What's the quote from the NYTimes in 1972?  'I don't know how Nixon could have won, everyone I know voted for McGovern.'

Can anyone recall a poll put out by an MSM outlet (e.g. newspaper, television news) right before an election which "oversampled" likely Republican voters?

Oversampling by Arkie Liberal

It's unlikely that there would be a legitimate reason to oversample on any party dimension.

A survey will often oversample in order to sub-group analysis. Let's say you're interested in the opinions of Jewish voters. A standard sample of 800 people on a national survey might yield 30 or 40 Jewish voters, which isn't enough to do any reliable  analysis of that group. So, you oversample to bring that number up. When you calculate your overall results, you factor in the oversample so that it doesn't distort the results.

The reason why you wouldn't oversample on Republicans or Democrats is that a sample of 800 will yield at least 200 of each party, which is sufficient for some sub-group analysis.

54-46. by thefuryone

Well, gee.  Only off by 1%.  Seems pretty close to me!
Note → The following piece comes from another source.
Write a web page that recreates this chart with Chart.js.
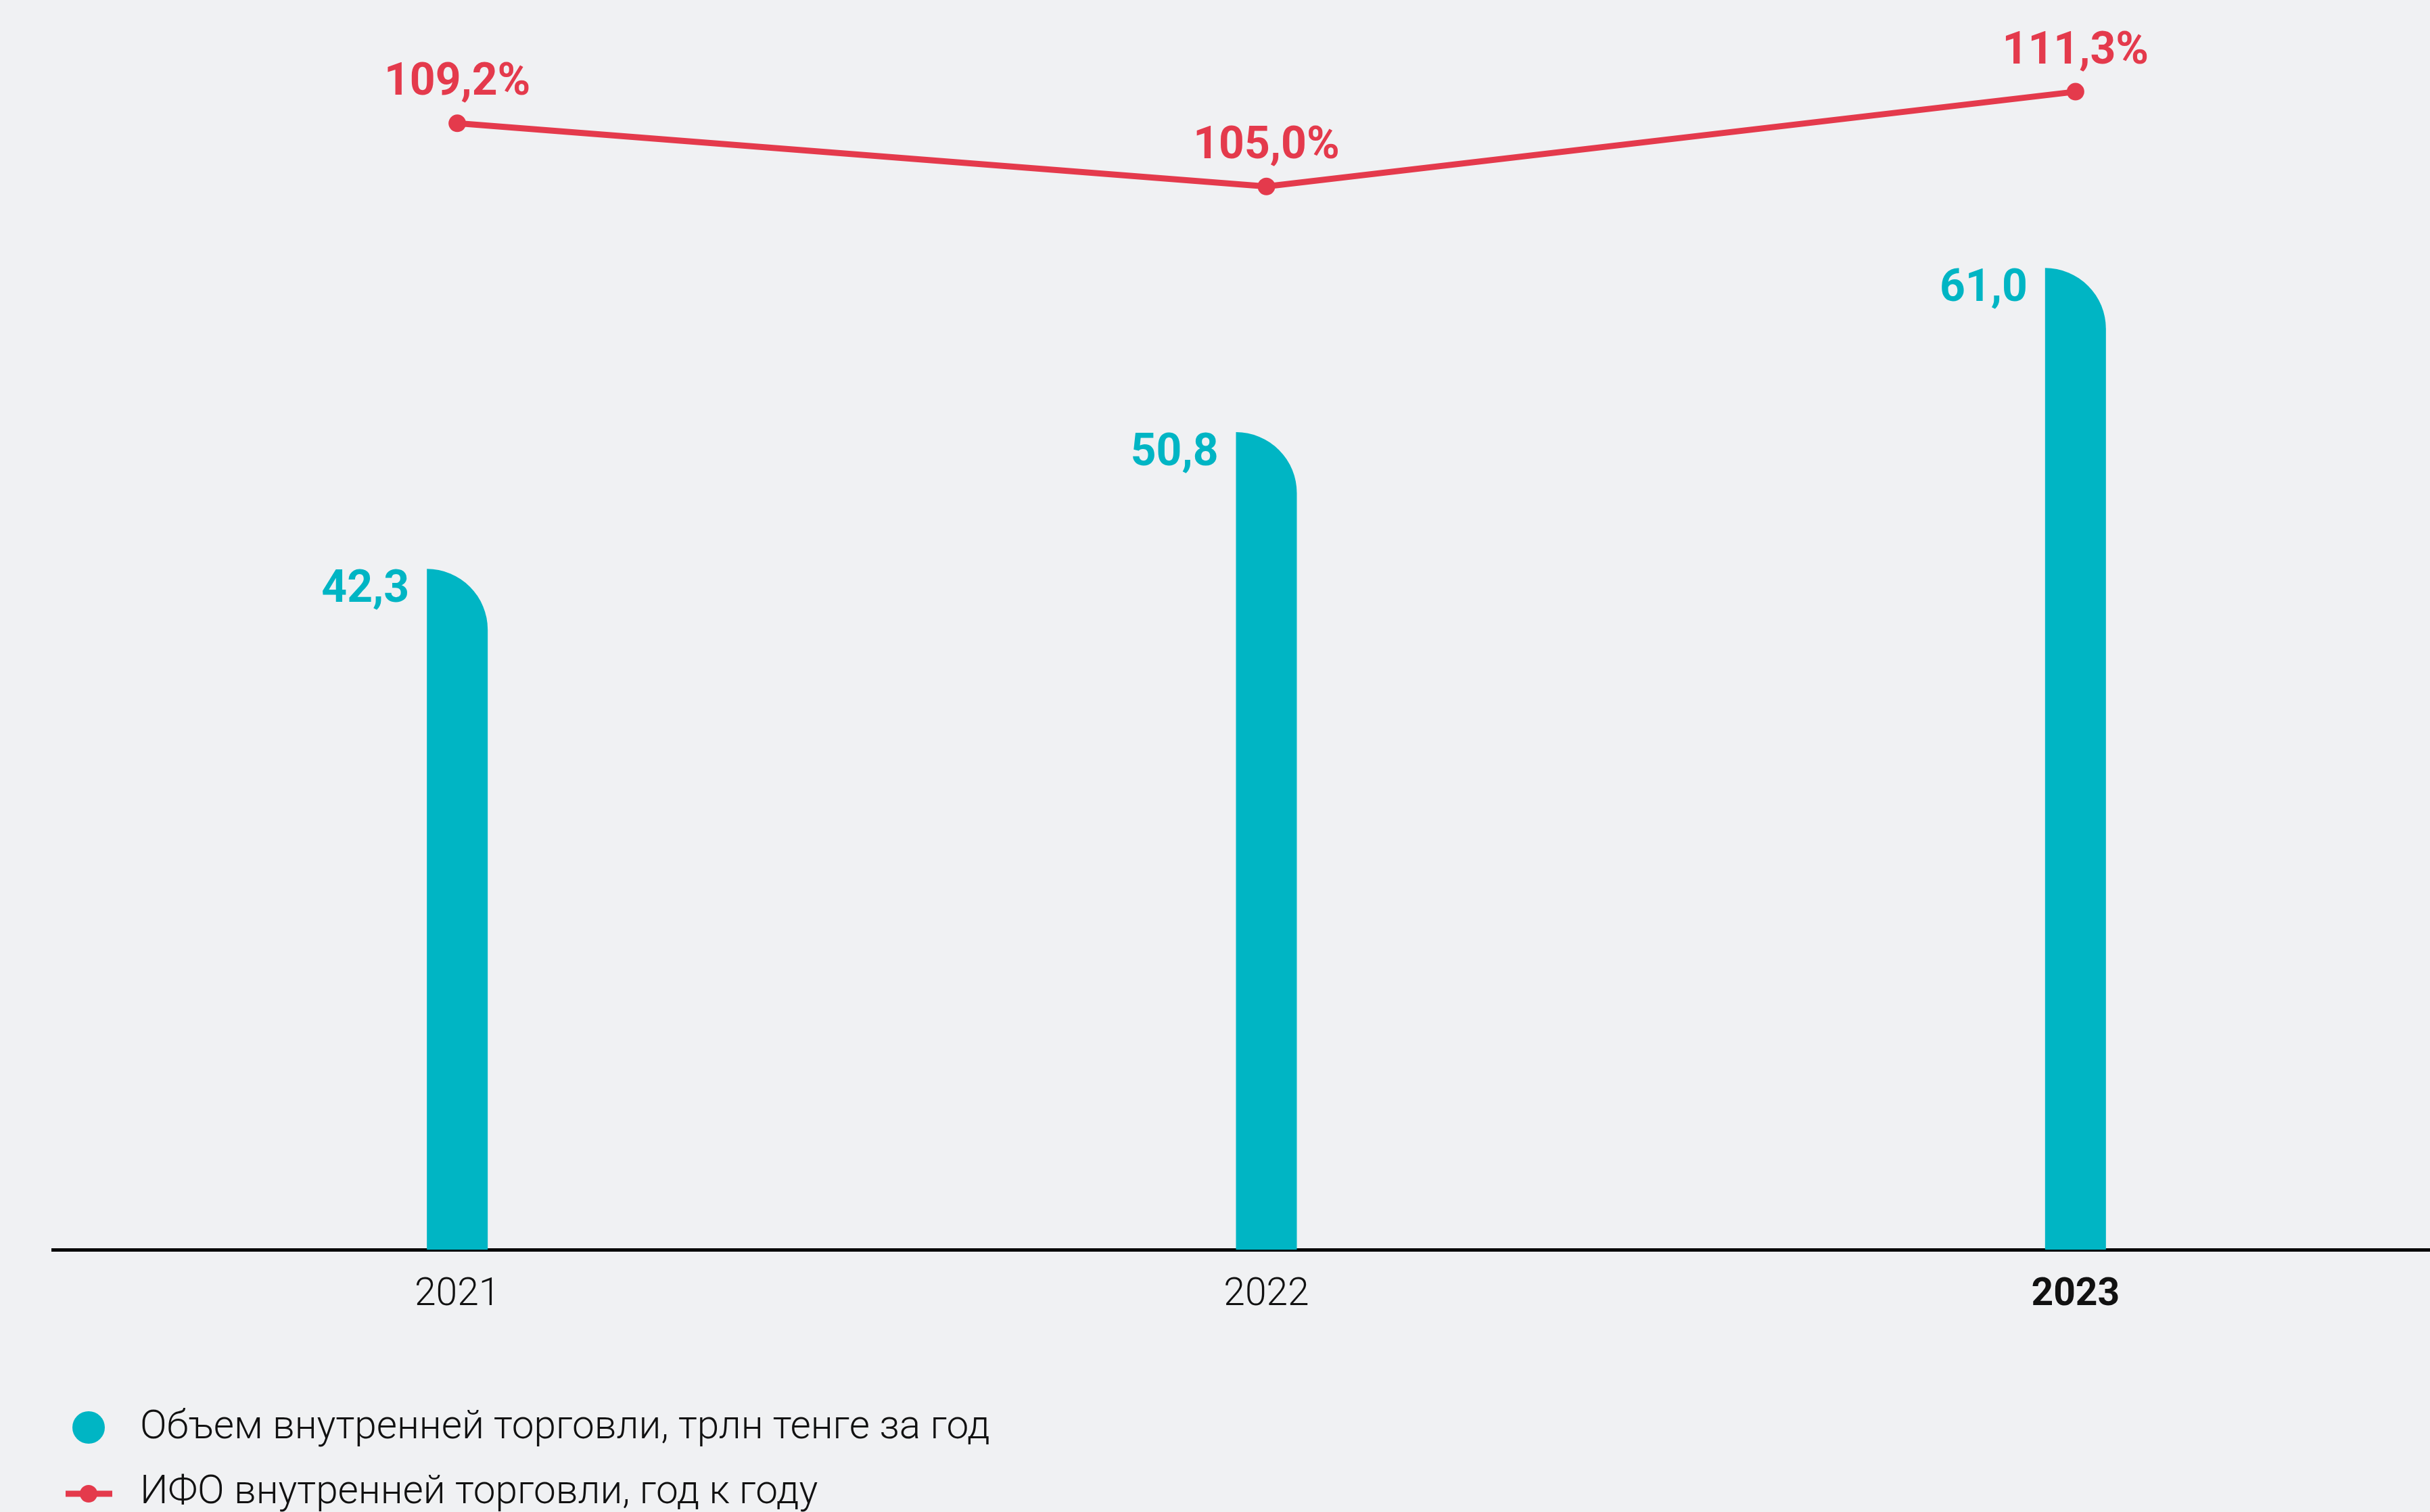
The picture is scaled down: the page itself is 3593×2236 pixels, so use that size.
<!DOCTYPE html>
<html lang="ru">
<head>
<meta charset="UTF-8">
<title>Внутренняя торговля</title>
<script src="https://cdn.jsdelivr.net/npm/chart.js"></script>
<style>
    html, body {
        margin: 0;
        padding: 0;
        overflow: hidden;
        background: #F0F1F3;
    }
    .chart-box {
        position: absolute;
        left: 0;
        top: 0;
        width: 3680px;
        height: 2236px;
    }
</style>
</head>
<body>
<div class="chart-box">
    <canvas id="tradeChart"></canvas>
</div>

<script>
    const years = ['2021', '2022', '2023'];
    const tradeVolume = [42.3, 50.8, 61.0];     // трлн тенге
    const tradeIndex = [109.2, 105.0, 111.3];   // %, год к году

    const TEAL = '#00B5C4';
    const RED = '#E43A4C';
    const FONT = 'Roboto';

    const fmt = v => v.toFixed(1).replace('.', ',');

    // bars with a single rounded (quarter circle) top-right corner
    const roundedBars = {
        id: 'roundedBars',
        beforeDatasetDraw(chart, args) {
            if (args.meta.type !== 'bar') return;
            const ctx = chart.ctx;
            ctx.save();
            ctx.fillStyle = chart.data.datasets[args.index].backgroundColor;
            args.meta.data.forEach(bar => {
                const { x, y, base, width } = bar.getProps(['x', 'y', 'base', 'width']);
                const left = x - width / 2;
                const r = Math.min(width, base - y);
                ctx.beginPath();
                ctx.moveTo(left, base);
                ctx.lineTo(left, y);
                ctx.arc(left, y + r, r, -Math.PI / 2, 0);
                ctx.lineTo(left + width, base);
                ctx.closePath();
                ctx.fill();
            });
            ctx.restore();
            return false;
        }
    };

    // value labels: left of the bars, above the line points
    const valueLabels = {
        id: 'valueLabels',
        afterDatasetsDraw(chart) {
            const ctx = chart.ctx;
            ctx.save();
            ctx.font = `bold 66px ${FONT}`;
            ctx.textBaseline = 'alphabetic';
            chart.data.datasets.forEach((ds, i) => {
                const meta = chart.getDatasetMeta(i);
                meta.data.forEach((el, j) => {
                    if (meta.type === 'bar') {
                        ctx.fillStyle = TEAL;
                        ctx.textAlign = 'right';
                        ctx.fillText(fmt(ds.data[j]), el.x - el.width / 2 - 26, el.y + 49);
                    } else {
                        ctx.fillStyle = RED;
                        ctx.textAlign = 'center';
                        ctx.fillText(fmt(ds.data[j]) + '%', el.x, el.y - 42);
                    }
                });
            });
            ctx.restore();
        }
    };

    // two-row legend under the axis: bar series first, then the line
    const bottomLegend = {
        id: 'bottomLegend',
        afterDraw(chart) {
            const ctx = chart.ctx;
            const sets = chart.data.datasets;
            const barSet = sets.find(d => d.type === 'bar');
            const lineSet = sets.find(d => d.type === 'line');
            ctx.save();
            ctx.font = `300 58.5px ${FONT}`;
            ctx.textAlign = 'left';
            ctx.textBaseline = 'middle';

            ctx.fillStyle = TEAL;
            ctx.beginPath();
            ctx.arc(131, 2111, 24, 0, Math.PI * 2);
            ctx.fill();
            ctx.fillStyle = '#111';
            ctx.fillText(barSet.label, 207, 2112);

            ctx.strokeStyle = RED;
            ctx.lineWidth = 9;
            ctx.beginPath();
            ctx.moveTo(97, 2209);
            ctx.lineTo(166, 2209);
            ctx.stroke();
            ctx.fillStyle = RED;
            ctx.beginPath();
            ctx.arc(131, 2209, 13, 0, Math.PI * 2);
            ctx.fill();
            ctx.fillStyle = '#111';
            ctx.fillText(lineSet.label, 207, 2208);
            ctx.restore();
        }
    };

    new Chart(document.getElementById('tradeChart'), {
        data: {
            labels: years,
            datasets: [
                {
                    type: 'line',
                    label: 'ИФО внутренней торговли, год к году',
                    data: tradeIndex,
                    yAxisID: 'y1',
                    borderColor: RED,
                    borderWidth: 9,
                    pointRadius: 13,
                    pointBackgroundColor: RED,
                    pointBorderWidth: 0,
                    tension: 0,
                    order: 0
                },
                {
                    type: 'bar',
                    label: 'Объем внутренней торговли, трлн тенге за год',
                    data: tradeVolume,
                    yAxisID: 'y',
                    backgroundColor: TEAL,
                    barThickness: 90,
                    order: 1
                }
            ]
        },
        options: {
            responsive: true,
            maintainAspectRatio: false,
            animation: false,
            layout: {
                padding: { left: 78, right: 0, top: 100, bottom: 218 }
            },
            plugins: {
                legend: { display: false },
                tooltip: { enabled: false }
            },
            scales: {
                x: {
                    type: 'category',
                    offset: true,
                    z: 1,
                    grid: { display: false, drawTicks: false },
                    border: { display: true, color: '#000', width: 5 },
                    ticks: {
                        color: '#111',
                        padding: 34,
                        font: ctx => ({
                            family: FONT,
                            size: 57,
                            weight: ctx.index === 2 ? 'bold' : 300
                        })
                    },
                    afterFit(scale) { scale.height = 170; }
                },
                y: {
                    display: false,
                    min: 0,
                    max: 73.45
                },
                y1: {
                    display: false,
                    min: 34.34,
                    max: 112.9
                }
            }
        },
        plugins: [roundedBars, valueLabels, bottomLegend]
    });
</script>
</body>
</html>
But it's more like 52-46 - still pretty close to the prediction.

BTW folks, with 1% of the precincts yet to report the Democrat has taken a roughly 1,400-vote (0.1%) lead in the AG's race - which will almost certainly be recounted.

Interestingly, the GOP AG nominee outpolled Kilgore (top of the ticket) by nearly 60k-votes.  If he loses, it could be argued very credibly that it's because of Kilgore's anemic performance.